STATED EXERCISE> Reproduce the data below in full and exclude every picture.
* Start *
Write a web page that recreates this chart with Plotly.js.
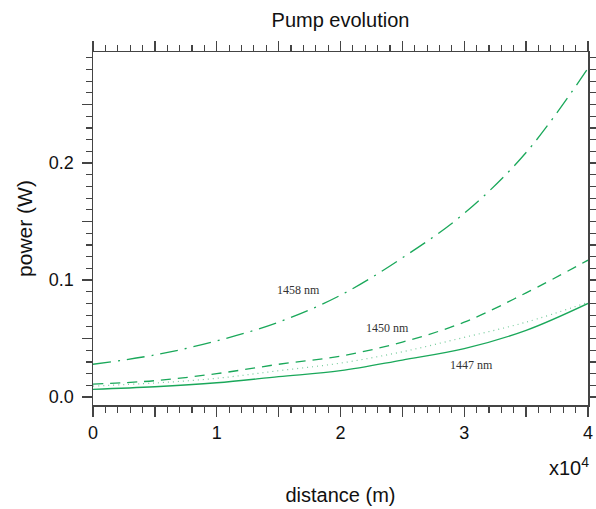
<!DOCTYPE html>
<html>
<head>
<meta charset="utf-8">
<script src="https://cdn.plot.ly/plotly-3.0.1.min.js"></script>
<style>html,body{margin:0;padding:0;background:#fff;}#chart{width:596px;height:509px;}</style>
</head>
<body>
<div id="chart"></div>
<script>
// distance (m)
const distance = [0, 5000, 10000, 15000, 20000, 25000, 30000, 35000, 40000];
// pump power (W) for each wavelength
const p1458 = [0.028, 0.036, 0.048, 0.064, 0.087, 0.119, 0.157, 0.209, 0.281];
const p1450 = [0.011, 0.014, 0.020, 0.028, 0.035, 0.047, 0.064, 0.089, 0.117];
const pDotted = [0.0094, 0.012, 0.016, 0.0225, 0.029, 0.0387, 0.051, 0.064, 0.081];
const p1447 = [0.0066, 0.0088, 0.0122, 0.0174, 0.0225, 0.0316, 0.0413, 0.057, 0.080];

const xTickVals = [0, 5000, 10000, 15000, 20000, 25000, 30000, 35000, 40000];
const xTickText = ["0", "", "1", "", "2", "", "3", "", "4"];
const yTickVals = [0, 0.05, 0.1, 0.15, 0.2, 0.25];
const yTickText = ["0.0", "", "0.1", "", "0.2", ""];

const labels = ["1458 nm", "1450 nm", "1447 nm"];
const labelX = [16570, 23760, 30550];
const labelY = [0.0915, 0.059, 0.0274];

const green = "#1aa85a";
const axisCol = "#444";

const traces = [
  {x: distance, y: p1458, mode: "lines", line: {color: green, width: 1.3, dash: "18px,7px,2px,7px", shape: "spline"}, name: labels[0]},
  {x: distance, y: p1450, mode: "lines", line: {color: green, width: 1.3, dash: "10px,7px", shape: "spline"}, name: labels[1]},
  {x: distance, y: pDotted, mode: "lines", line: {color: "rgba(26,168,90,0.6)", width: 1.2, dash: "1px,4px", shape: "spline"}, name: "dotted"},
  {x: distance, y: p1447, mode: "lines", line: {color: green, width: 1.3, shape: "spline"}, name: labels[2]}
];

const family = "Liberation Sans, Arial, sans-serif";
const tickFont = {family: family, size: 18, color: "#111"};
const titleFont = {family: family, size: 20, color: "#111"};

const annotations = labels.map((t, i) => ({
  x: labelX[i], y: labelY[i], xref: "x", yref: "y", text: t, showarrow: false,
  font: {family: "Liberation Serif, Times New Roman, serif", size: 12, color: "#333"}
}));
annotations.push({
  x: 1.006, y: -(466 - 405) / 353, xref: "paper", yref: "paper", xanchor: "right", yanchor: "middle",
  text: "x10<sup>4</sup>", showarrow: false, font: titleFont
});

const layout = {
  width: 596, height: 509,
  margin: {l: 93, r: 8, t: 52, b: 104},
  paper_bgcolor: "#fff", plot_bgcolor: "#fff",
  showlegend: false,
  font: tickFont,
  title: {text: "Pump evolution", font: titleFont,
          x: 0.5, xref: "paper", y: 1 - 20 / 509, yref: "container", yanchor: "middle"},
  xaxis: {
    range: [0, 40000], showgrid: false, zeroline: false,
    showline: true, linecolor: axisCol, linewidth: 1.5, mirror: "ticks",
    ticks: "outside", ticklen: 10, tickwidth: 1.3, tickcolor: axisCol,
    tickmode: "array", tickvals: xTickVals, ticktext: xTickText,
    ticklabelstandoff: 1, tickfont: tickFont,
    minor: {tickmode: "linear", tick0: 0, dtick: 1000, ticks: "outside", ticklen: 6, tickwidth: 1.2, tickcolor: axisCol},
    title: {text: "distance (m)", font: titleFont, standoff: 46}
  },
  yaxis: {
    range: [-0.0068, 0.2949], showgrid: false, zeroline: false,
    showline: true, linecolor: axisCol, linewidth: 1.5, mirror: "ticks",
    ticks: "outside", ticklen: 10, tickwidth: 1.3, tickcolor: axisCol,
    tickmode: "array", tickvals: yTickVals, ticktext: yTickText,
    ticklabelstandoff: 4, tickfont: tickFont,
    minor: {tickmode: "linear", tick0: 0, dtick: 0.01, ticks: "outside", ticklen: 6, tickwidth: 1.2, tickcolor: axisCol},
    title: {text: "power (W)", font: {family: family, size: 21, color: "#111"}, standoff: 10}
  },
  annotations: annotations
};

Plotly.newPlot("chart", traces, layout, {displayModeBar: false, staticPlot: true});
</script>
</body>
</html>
* End *
OUTPUT BELOW>
Write a web page that recreates this chart with Plotly.js.
<!DOCTYPE html>
<html>
<head>
<meta charset="utf-8">
<script src="https://cdn.plot.ly/plotly-3.0.1.min.js"></script>
<style>html,body{margin:0;padding:0;background:#fff;}#chart{width:596px;height:509px;}</style>
</head>
<body>
<div id="chart"></div>
<script>
// distance (m)
const distance = [0, 5000, 10000, 15000, 20000, 25000, 30000, 35000, 40000];
// pump power (W) for each wavelength
const p1458 = [0.028, 0.036, 0.048, 0.064, 0.087, 0.119, 0.157, 0.209, 0.281];
const p1450 = [0.011, 0.014, 0.020, 0.028, 0.035, 0.047, 0.064, 0.089, 0.117];
const pDotted = [0.0094, 0.012, 0.016, 0.0225, 0.029, 0.0387, 0.051, 0.064, 0.081];
const p1447 = [0.0066, 0.0088, 0.0122, 0.0174, 0.0225, 0.0316, 0.0413, 0.057, 0.080];

const xTickVals = [0, 5000, 10000, 15000, 20000, 25000, 30000, 35000, 40000];
const xTickText = ["0", "", "1", "", "2", "", "3", "", "4"];
const yTickVals = [0, 0.05, 0.1, 0.15, 0.2, 0.25];
const yTickText = ["0.0", "", "0.1", "", "0.2", ""];

const labels = ["1458 nm", "1450 nm", "1447 nm"];
const labelX = [16570, 23760, 30550];
const labelY = [0.0915, 0.059, 0.0274];

const green = "#1aa85a";
const axisCol = "#444";

const traces = [
  {x: distance, y: p1458, mode: "lines", line: {color: green, width: 1.3, dash: "18px,7px,2px,7px", shape: "spline"}, name: labels[0]},
  {x: distance, y: p1450, mode: "lines", line: {color: green, width: 1.3, dash: "10px,7px", shape: "spline"}, name: labels[1]},
  {x: distance, y: pDotted, mode: "lines", line: {color: "rgba(26,168,90,0.6)", width: 1.2, dash: "1px,4px", shape: "spline"}, name: "dotted"},
  {x: distance, y: p1447, mode: "lines", line: {color: green, width: 1.3, shape: "spline"}, name: labels[2]}
];

const family = "Liberation Sans, Arial, sans-serif";
const tickFont = {family: family, size: 18, color: "#111"};
const titleFont = {family: family, size: 20, color: "#111"};

const annotations = labels.map((t, i) => ({
  x: labelX[i], y: labelY[i], xref: "x", yref: "y", text: t, showarrow: false,
  font: {family: "Liberation Serif, Times New Roman, serif", size: 12, color: "#333"}
}));
annotations.push({
  x: 1.006, y: -(466 - 405) / 353, xref: "paper", yref: "paper", xanchor: "right", yanchor: "middle",
  text: "x10<sup>4</sup>", showarrow: false, font: titleFont
});

const layout = {
  width: 596, height: 509,
  margin: {l: 93, r: 8, t: 52, b: 104},
  paper_bgcolor: "#fff", plot_bgcolor: "#fff",
  showlegend: false,
  font: tickFont,
  title: {text: "Pump evolution", font: titleFont,
          x: 0.5, xref: "paper", y: 1 - 20 / 509, yref: "container", yanchor: "middle"},
  xaxis: {
    range: [0, 40000], showgrid: false, zeroline: false,
    showline: true, linecolor: axisCol, linewidth: 1.5, mirror: "ticks",
    ticks: "outside", ticklen: 10, tickwidth: 1.3, tickcolor: axisCol,
    tickmode: "array", tickvals: xTickVals, ticktext: xTickText,
    ticklabelstandoff: 1, tickfont: tickFont,
    minor: {tickmode: "linear", tick0: 0, dtick: 1000, ticks: "outside", ticklen: 6, tickwidth: 1.2, tickcolor: axisCol},
    title: {text: "distance (m)", font: titleFont, standoff: 46}
  },
  yaxis: {
    range: [-0.0068, 0.2949], showgrid: false, zeroline: false,
    showline: true, linecolor: axisCol, linewidth: 1.5, mirror: "ticks",
    ticks: "outside", ticklen: 10, tickwidth: 1.3, tickcolor: axisCol,
    tickmode: "array", tickvals: yTickVals, ticktext: yTickText,
    ticklabelstandoff: 4, tickfont: tickFont,
    minor: {tickmode: "linear", tick0: 0, dtick: 0.01, ticks: "outside", ticklen: 6, tickwidth: 1.2, tickcolor: axisCol},
    title: {text: "power (W)", font: {family: family, size: 21, color: "#111"}, standoff: 10}
  },
  annotations: annotations
};

Plotly.newPlot("chart", traces, layout, {displayModeBar: false, staticPlot: true});
</script>
</body>
</html>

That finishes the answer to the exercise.